Mosrite Ventures II • Marshall Amplifier • Bridge Pickup • High Gain • Randall Solid-State

Johnny Ramone's guitar of choice was a Mosrite Ventures II, a 1960s American guitar originally associated with surf music. He played it with the bridge pickup selected almost exclusively, run into a Marshall amplifier cranked for maximum distortion. The Mosrite's thin body, fast neck, and responsive pickups handled the punishment of his downstroke attack without failing, though he went through strings at a rate that alarmed the band's guitar techs.

Ramone's settings were deliberately simple: volume up, tone up, everything flat. He was not interested in sculpting tone. He wanted a wall of distorted guitar, and the Mosrite through a cranked Marshall provided exactly that. The Mosrite's slight treble emphasis cut through the low-end density his style created.

He later used a Randall solid-state amplifier for its reliability and consistent distortion character on the road. The switch from Marshall tubes to solid-state was entirely pragmatic. Ramone valued consistency and durability over warmth.

Signature Technique

The Downstroke & Rhythmic Absolutism

Johnny Ramone's technique can be described in a single word: downstrokes. He played almost exclusively with downward pick strokes, a choice that produced a harder, more aggressive attack than the alternate picking most rock guitarists used. The physical demands of maintaining that technique at the Ramones' tempos, often 180 beats per minute or faster, were considerable.

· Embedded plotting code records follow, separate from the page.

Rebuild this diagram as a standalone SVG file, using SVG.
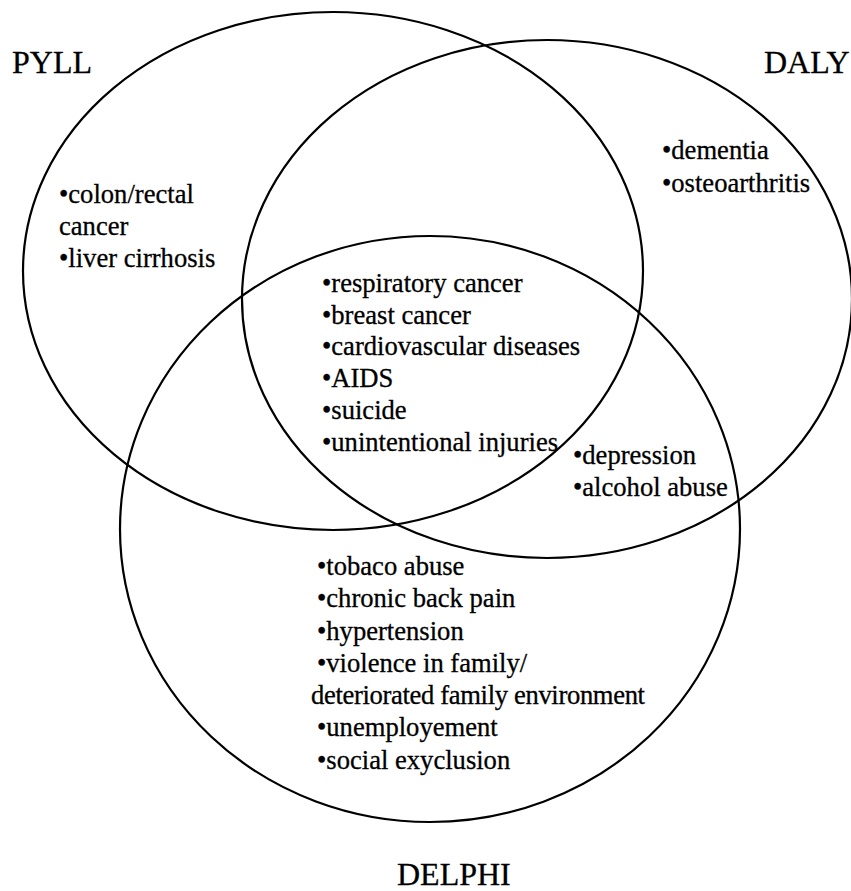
<svg xmlns="http://www.w3.org/2000/svg" width="851" height="891" viewBox="0 0 851 891">
  <style>
    .set { fill: none; stroke: #000; stroke-width: 2.2; }
    text { font-family: "Liberation Serif", "Times New Roman", serif; fill: #000; stroke: #000; stroke-width: 0.3; }
    .title { font-size: 32px; }
    .item { font-size: 26.6px; }
  </style>
  <rect width="851" height="891" fill="#fff"/>

  <!-- Three overlapping sets, each with its own label and items -->
  <g id="pyll">
    <ellipse class="set" cx="333" cy="271" rx="310" ry="259"/>
    <text class="title" x="12" y="73">PYLL</text>
    <text class="item" x="59" y="203">•colon/rectal</text>
    <text class="item" x="59" y="235">cancer</text>
    <text class="item" x="59" y="267">•liver cirrhosis</text>
  </g>

  <g id="daly">
    <ellipse class="set" cx="547" cy="299" rx="305" ry="259"/>
    <text class="title" x="764" y="73">DALY</text>
    <text class="item" x="662" y="159">•dementia</text>
    <text class="item" x="662" y="192">•osteoarthritis</text>
  </g>

  <g id="delphi">
    <ellipse class="set" cx="430" cy="529" rx="310" ry="293"/>
    <text class="title" x="397" y="885">DELPHI</text>
    <text class="item" x="317" y="575">•tobaco abuse</text>
    <text class="item" x="317" y="607">•chronic back pain</text>
    <text class="item" x="317" y="640">•hypertension</text>
    <text class="item" x="317" y="672">•violence in family/</text>
    <text class="item" x="311" y="704" textLength="334" lengthAdjust="spacing">deteriorated family environment</text>
    <text class="item" x="317" y="736">•unemployement</text>
    <text class="item" x="317" y="769">•social exyclusion</text>
  </g>

  <!-- Items shared by all three sets -->
  <g id="all-three">
    <text class="item" x="322" y="292">•respiratory cancer</text>
    <text class="item" x="322" y="324">•breast cancer</text>
    <text class="item" x="322" y="355">•cardiovascular diseases</text>
    <text class="item" x="322" y="387">•AIDS</text>
    <text class="item" x="322" y="419">•suicide</text>
    <text class="item" x="322" y="451">•unintentional injuries</text>
  </g>

  <!-- Items shared by DALY and DELPHI only -->
  <g id="daly-delphi">
    <text class="item" x="573" y="464">•depression</text>
    <text class="item" x="573" y="496">•alcohol abuse</text>
  </g>
</svg>
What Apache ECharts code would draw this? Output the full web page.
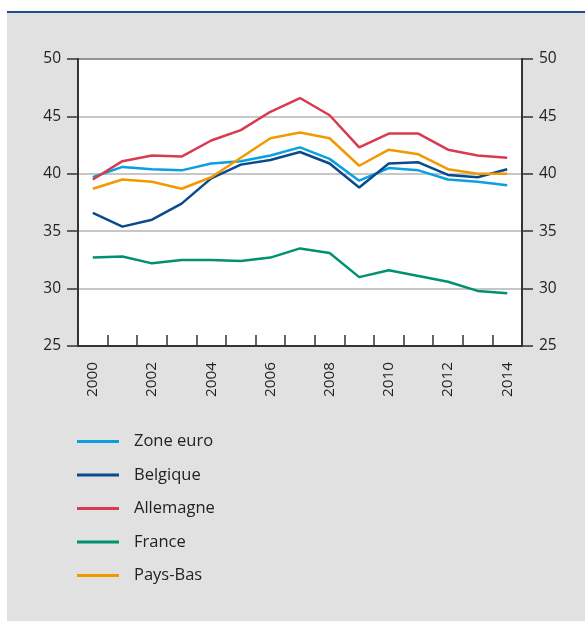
<!DOCTYPE html>
<html>
<head>
<meta charset="utf-8">
<script src="https://cdn.jsdelivr.net/npm/echarts@6/dist/echarts.min.js"></script>
<style>
  html, body { margin: 0; padding: 0; background: #fff; }
  #chart { width: 585px; height: 621px; }
</style>
</head>
<body>
<div id="chart"></div>
<script>
const years = ["2000", "2001", "2002", "2003", "2004", "2005", "2006", "2007", "2008", "2009", "2010", "2011", "2012", "2013", "2014"];

const zoneEuro = [39.7, 40.6, 40.4, 40.3, 40.9, 41.1, 41.6, 42.3, 41.3, 39.4, 40.5, 40.3, 39.5, 39.3, 39.0];
const belgique = [36.6, 35.4, 36.0, 37.4, 39.6, 40.8, 41.2, 41.9, 40.9, 38.8, 40.9, 41.0, 39.9, 39.7, 40.4];
const allemagne = [39.5, 41.1, 41.6, 41.5, 42.9, 43.8, 45.4, 46.6, 45.1, 42.3, 43.5, 43.5, 42.1, 41.6, 41.4];
const france = [32.7, 32.8, 32.2, 32.5, 32.5, 32.4, 32.7, 33.5, 33.1, 31.0, 31.6, 31.1, 30.6, 29.8, 29.6];
const paysBas = [38.7, 39.5, 39.3, 38.7, 39.7, 41.4, 43.1, 43.6, 43.1, 40.7, 42.1, 41.7, 40.4, 40.0, 40.0];

const seriesNames = ["Zone euro", "Belgique", "Allemagne", "France", "Pays-Bas"];
const seriesColors = ["#0a9fe0", "#0a4a8c", "#d93a50", "#00916e", "#f39800"];
const seriesData = [zoneEuro, belgique, allemagne, france, paysBas];

const font = "'Open Sans', 'Noto Sans', sans-serif";

let chart = echarts.init(document.getElementById("chart"));

let yAxisBase = {
  type: "value",
  min: 25,
  max: 50,
  interval: 5,
  axisLine: { show: true, lineStyle: { color: "#333", width: 2 } },
  axisTick: { show: true, inside: false, length: 11, lineStyle: { color: "#333", width: 1.5 } },
  axisLabel: { color: "#222", fontSize: 15.5, fontFamily: font, margin: 17 },
  splitLine: { show: true, lineStyle: { color: "#b4b4b4", width: 1.5 } }
};

let option = {
  animation: false,
  backgroundColor: "#fff",
  graphic: [
    {
      type: "rect",
      z: -10,
      shape: { x: 7, y: 13, width: 578, height: 608 },
      style: { fill: "#e1e1e1" }
    },
    {
      type: "rect",
      z: -5,
      shape: { x: 7, y: 11, width: 578, height: 2 },
      style: { fill: "#1d4f8c" }
    }
  ],
  grid: {
    left: 78,
    right: 63,
    top: 59,
    bottom: 275,
    show: true,
    backgroundColor: "#fff",
    borderColor: "#333",
    borderWidth: 2
  },
  legend: {
    orient: "vertical",
    left: 72,
    top: 428,
    itemWidth: 42,
    itemHeight: 14,
    itemGap: 16.5,
    data: seriesNames.map((n) => ({
      name: n,
      icon: "path://M0,0 L42,0 L42,3 L0,3 Z"
    })),
    textStyle: { color: "#222", fontSize: 16.5, fontFamily: font, padding: [0, 0, 0, 10] }
  },
  xAxis: {
    type: "category",
    data: years,
    boundaryGap: true,
    axisLine: { show: true, lineStyle: { color: "#333", width: 2 } },
    axisTick: { show: true, inside: true, length: 11, interval: 0, lineStyle: { color: "#333", width: 1.5 } },
    axisLabel: { interval: 1, rotate: 90, margin: 16, color: "#222", fontSize: 15.3, fontFamily: font },
    splitLine: { show: false }
  },
  yAxis: [
    Object.assign({}, yAxisBase, { position: "left" }),
    Object.assign({}, yAxisBase, { position: "right", splitLine: { show: false } })
  ],
  series: seriesNames.map((name, i) => ({
    name: name,
    type: "line",
    data: seriesData[i],
    symbol: "none",
    color: seriesColors[i],
    lineStyle: { width: 2.5, color: seriesColors[i] }
  }))
};

chart.setOption(option);
</script>
</body>
</html>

His barre chord execution was precise. He moved between positions cleanly and quickly, and his left-hand muting technique prevented unwanted string noise from cluttering the texture at high gain. The clarity of his chord changes, given the distortion level and tempo, reflects genuine technical discipline.

What made Ramone's approach genuinely innovative was its philosophical dimension. He stripped guitar technique down to its rhythmic essence and committed to it absolutely. There is no individual expression in his playing in the conventional sense, no attempt to stand out or demonstrate facility. The technique exists entirely to serve the collective momentum of the band.